Three issues arose: one that I’m not very fond of madeira, two that it was a very long time since I’d last had snails – didn’t you used to see them on sale in any decent deli?  And three, my pal Penny who was also at the dinner said she thought snails were just a delivery system for garlic, butter and lemon.’ And you know I think she was absolutely right.

 

So I decided to have my own snail adventure.  First, I happened to know that the local antiques emporium had snail plates for sale.  They had a few different options and they’d been there a while, which was further evidence that eating snails may have gone off trend. I went for these metal numbers:



And then I bought a can of Burgundy snails (Helix Pomatia).  I had to go online - I didn’t know where else to get them.  And they were much more expensive than I was expecting – about 12 quid.





In a better world I would have bought shells as well, but that would have added another tenner to the price, making it a very expensive starter.  And yes we did use them as a delivery system for lemon, butter and garlic. Also parsley.  


Photo by Caroline Gannon.

I wish I could say that mighty bunch of parsley came from my own garden but it actually came from the farmer’s market, and cost less than a pound.  ‘You don’t get that in Sainsbury’s,’ the woman on the stall said, and how right she was.

 

And so it all went well.  Lemon, butter, garlic and parsley were all duly delivered.
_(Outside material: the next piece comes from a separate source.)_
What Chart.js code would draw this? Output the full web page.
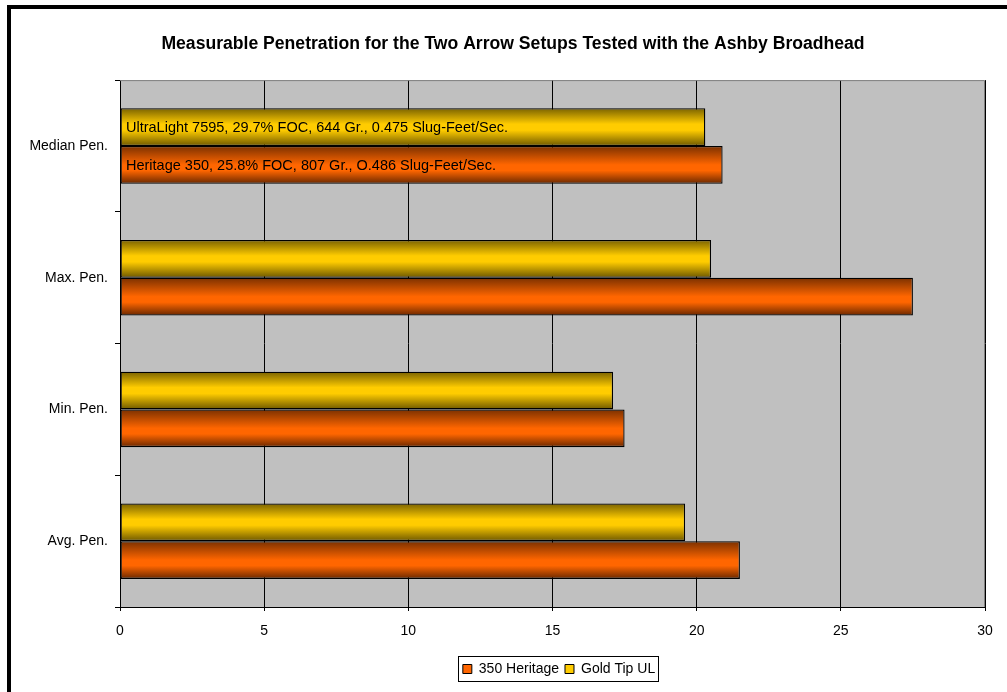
<!DOCTYPE html>
<html>
<head>
<meta charset="utf-8">
<script src="https://cdn.jsdelivr.net/npm/chart.js@4"></script>
<style>
  html, body { margin: 0; padding: 0; background: #fff; }
  #wrap { width: 1007px; height: 692px; position: relative; }
</style>
</head>
<body>
<div id="wrap"><canvas id="c" width="1007" height="692"></canvas></div>
<script>
// ---- data ----
const categories = ['Median Pen.', 'Max. Pen.', 'Min. Pen.', 'Avg. Pen.'];
const goldTipUL = [20.3, 20.5, 17.1, 19.6];
const heritage350 = [20.9, 27.5, 17.5, 21.5];
const seriesNames = ['Gold Tip UL', '350 Heritage'];
const xTicks = [0, 5, 10, 15, 20, 25, 30];
const barNotes = [
  'UltraLight 7595, 29.7% FOC, 644 Gr., 0.475 Slug-Feet/Sec.',
  'Heritage 350, 25.8% FOC, 807 Gr., O.486 Slug-Feet/Sec.'
];
const chartTitle = 'Measurable Penetration for the Two Arrow Setups Tested with the Ashby Broadhead';

const FONT = "'Liberation Sans', Arial, sans-serif";
const CAT_PCT = 0.573;

const palettes = [
  { solid: '#FFCC00', stops: [[0, '#7A6200'], [0.42, '#FFCC00'], [0.58, '#FFCC00'], [1, '#6E5800']] },
  { solid: '#FF6600', stops: [[0, '#7A3000'], [0.5, '#FF6600'], [0.65, '#FF6600'], [1, '#6A2800']] }
];

function barFill(dsIndex) {
  return function (ctx) {
    const pal = palettes[dsIndex];
    if (ctx.type !== 'data') return pal.solid;
    const chart = ctx.chart;
    const ys = chart.scales.y;
    if (!ys || ys.top === undefined) return pal.solid;
    const center = ys.getPixelForValue(ctx.dataIndex);
    const cat = (ys.bottom - ys.top) / categories.length;
    const thick = cat * CAT_PCT / 2;
    const top = dsIndex === 0 ? center - thick : center;
    const g = chart.ctx.createLinearGradient(0, top, 0, top + thick);
    pal.stops.forEach(s => g.addColorStop(s[0], s[1]));
    return g;
  };
}

const framePlugin = {
  id: 'frame',
  afterLayout(chart) {
    const lg = chart.legend;
    if (lg) { lg.left += 61; lg.right += 61; }
    const tb = chart.titleBlock;
    if (tb) { tb.left += 15; tb.right += 15; }
  },
  beforeDraw(chart) {
    const c = chart.ctx, a = chart.chartArea;
    c.save();
    c.fillStyle = '#fff';
    c.fillRect(0, 0, chart.width, chart.height);
    // outer frame (top and left)
    c.fillStyle = '#000';
    c.fillRect(7, 5, chart.width - 7, 4);
    c.fillRect(7, 5, 4, chart.height - 5);
    // plot background
    c.fillStyle = '#C0C0C0';
    c.fillRect(a.left, a.top, a.right - a.left, a.bottom - a.top);
    c.restore();
  },
  beforeDatasetsDraw(chart) {
    const c = chart.ctx, a = chart.chartArea;
    c.save();
    c.strokeStyle = '#808080';
    c.lineWidth = 1;
    c.beginPath();
    c.moveTo(a.left, a.top + 0.5);
    c.lineTo(a.right - 0.5, a.top + 0.5);
    c.lineTo(a.right - 0.5, a.bottom);
    c.stroke();
    c.restore();
  },
  afterDatasetsDraw(chart) {
    const c = chart.ctx, a = chart.chartArea;
    c.save();
    c.fillStyle = '#000';
    c.font = '14.5px ' + FONT;
    c.textBaseline = 'middle';
    c.textAlign = 'left';
    [0, 1].forEach(di => {
      const el = chart.getDatasetMeta(di).data[0];
      if (el) c.fillText(barNotes[di], a.left + 6, el.y + 1);
    });
    c.restore();
  },
  afterDraw(chart) {
    const lg = chart.legend;
    if (!lg || !lg.legendHitBoxes || !lg.legendHitBoxes.length) return;
    const hb = lg.legendHitBoxes;
    let l = Infinity, r = -Infinity, t = Infinity, b = -Infinity;
    hb.forEach(h => { l = Math.min(l, h.left); r = Math.max(r, h.left + h.width); t = Math.min(t, h.top); b = Math.max(b, h.top + h.height); });
    const c = chart.ctx;
    c.save();
    c.strokeStyle = '#000';
    c.lineWidth = 1;
    c.strokeRect(Math.round(l - 5) + 0.5, Math.round(t - 6) + 0.5, Math.round(r - l + 8), Math.round(b - t + 11));
    c.restore();
  }
};

new Chart(document.getElementById('c'), {
  type: 'bar',
  data: {
    labels: categories,
    datasets: [
      { label: seriesNames[0], data: goldTipUL, backgroundColor: barFill(0), borderColor: '#000', borderWidth: 1.3, borderSkipped: false },
      { label: seriesNames[1], data: heritage350, backgroundColor: barFill(1), borderColor: '#000', borderWidth: 1.3, borderSkipped: false }
    ]
  },
  options: {
    indexAxis: 'y',
    responsive: false,
    animation: false,
    devicePixelRatio: 1,
    categoryPercentage: CAT_PCT,
    barPercentage: 1.0,
    layout: { padding: { left: 11, right: 22, top: 0, bottom: 6 } },
    plugins: {
      title: {
        display: true,
        text: chartTitle,
        color: '#000',
        font: { family: FONT, size: 17.6, weight: 'bold' },
        padding: { top: 34, bottom: 25 }
      },
      legend: {
        position: 'bottom',
        reverse: true,
        labels: {
          color: '#000',
          font: { family: FONT, size: 14 },
          boxWidth: 9,
          boxHeight: 9,
          padding: 6,
          generateLabels(chart) {
            const items = Chart.defaults.plugins.legend.labels.generateLabels(chart);
            items.forEach(it => { it.fillStyle = palettes[it.datasetIndex].solid; it.strokeStyle = '#000'; it.lineWidth = 1; });
            return items;
          }
        }
      },
      tooltip: { enabled: false }
    },
    scales: {
      x: {
        type: 'linear',
        min: xTicks[0],
        max: xTicks[xTicks.length - 1],
        afterBuildTicks(scale) { scale.ticks = xTicks.map(v => ({ value: v })); },
        ticks: { color: '#000', font: { family: FONT, size: 14 }, padding: 12 },
        grid: { color: '#000', lineWidth: 1, tickLength: 4 },
        border: { color: '#000', width: 1 },
        afterFit(scale) { scale.height = 49; }
      },
      y: {
        type: 'category',
        offset: true,
        ticks: { color: '#000', font: { family: FONT, size: 14 }, padding: 7 },
        grid: { offset: true, drawOnChartArea: false, color: '#000', tickLength: 5 },
        border: { color: '#000', width: 1 },
        afterFit(scale) { scale.width = 109; }
      }
    }
  },
  plugins: [framePlugin]
});
</script>
</body>
</html>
We ate them with untoasted slices of baguette which was fine – don’t overcomplicate things!

 



I’ll be trying again soon.  Now, I ask myself, am I spearheading a snail revival?  It seems unlikely.  However, according to Alan Davidson in the Oxford Companion to Food, a taste for snails has regularly come and gone throughout history.  The Mesopotamians ate them, the Romans domesticated them and bred them in vivaria, but there seem to have been centuries when few people ate them at all. Of course in Britain we associate snails with the French which means that many British folk have felt obligated to hate them.  Davidson writing, in 1999 or so, says he hopes such attitudes have gone never to return. He was an optimist.




Sunday, June 2, 2024

WAILING FOR HER DEMON LOVER

 

I’ve always thought that Anthony Powell surely got it right about Aleister Crowley.  They had lunch at Simpson’s in the Strand, they ate saddle of lamb, and Powell concluded that although Crowley was absurd he was nevertheless terrifying. 

 


Still, nobody’s all bad. In Olivia Williams’ Gin Glorious Gin  she describes a cocktail Crowley supposedly invented at the Fitzroy Tavern in Charlotte Street, named the Kubla Khan No2 (no, I don’t know if there was a Kubla Khan No1).  



It was, apparently, a standard gin and vermouth martini but topped off with laudanum. 

 

Now, the name laudanum seems to have meant different things to different people at different times in history, but it always involves opium dissolved in alcohol.  

 


The 17th century English physician Thomas Sydenham came up with a recipe that as well as opium, also involved cinnamon, cloves, saffron, castor, ambergris, musk and nutmeg.  Now, depending on what gin you use, you may of course may find cinnamon, nutmeg and cloves in your martini anyway.  Ambergris is rather less likely.

 


Anthony Powell’s connection with Crowley came about via a book he was responsible for when he worked as a publisher, titled Tiger-Woman, the autobiography of Betty May (nee Elizabeth Golding) who recounted daily life in Crowley’s abbey on Sicily.  Powell writes that ‘among other disagreeable ceremonies’ Crowley’s followers were sometimes required to sacrifice cats by decapitation, and then drink the poor kitty’s blood. ‘This cannot have been good for anyone’s health’ Powell concludes, wisely.